Under Doster’s leadership, “student performance on standardized tests continue to fall and meaningful academic improvement across the district has been unattainable,” the letter states. “Currently multiple grade levels and schools within the district fail to meet national averages for growth. Likewise, unacceptable achievement gaps exist for various subgroups including low income students.”

Williams, the father of children at Heather Hill School and Parker Junior High, said test scores in the district have taken a “downward trend” since the superintendent took over five years ago.

For the parents who signed the letter, “mediocre” test scores are not acceptable, Williams said.

“We have zero confidence in the superintendent,” he said.

Williams asked parents who had signed the letter to stand. Several dozen people came to their feet and remained standing during Williams’ presentation.

Doster has been District 161’s superintendent since 2011 and has a contract through the end of the 2017-18 school year.

Under state law, all school districts are required to have a superintendent. As the district’s chief executive officer, the superintendent is responsible for the management and administration of the schools in accordance with the local board’s polices and directives, and state and federal laws.

Williams said District 161 can’t wait until 2018 and that the superintendent should be relieved of his duties right away. The district, he said, cannot allow test scores to continue to fall. Williams said the board needs to take action “no later than Nov. 1.”

The letter states that Doster “has failed to improve test scores, failed to serve low income students, failed to introduce a curriculum that adequately reduces the high achievement gap for subgroups and failed to serve high learners who positively impact test scores.”

Board members had no public response to Williams’ presentation.

David Dreyfuss, a former school board president, said state law prevents the school board from taking any action on the letter’s request until the next school board meeting, which is scheduled for Nov. 14. He also cautioned the board and audience members that the removal of a sitting superintendent would likely be very expensive since District 161 would probably be faced with large legal fees.

Dreyfuss called the current school board “dysfunctional” and encouraged concerned parents to make a difference by running for the board in next April’s election. Four of seven seats will be at stake in the election.

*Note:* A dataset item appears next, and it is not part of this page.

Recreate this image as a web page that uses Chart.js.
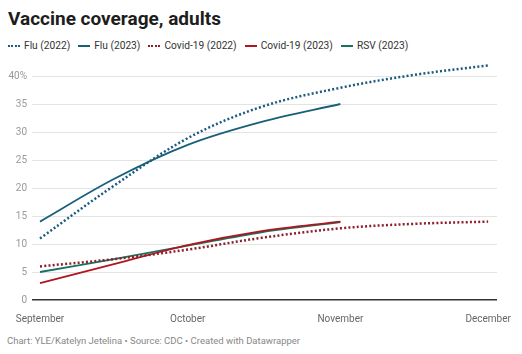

Following the public participation portion of the meeting, the school board immediately went into a closed-door executive session for one hour and 15 minutes. After they returned to open session, board members moved quickly through a routine agenda. After concluding their business they went into a second executive session.

Audience members told the Homewood-Flossmoor Chronicle that the letter had been in the works for the past couple of weeks and that it had been promoted on social media sites. Persons supporting the letter signed a paper copy to be given to the school district.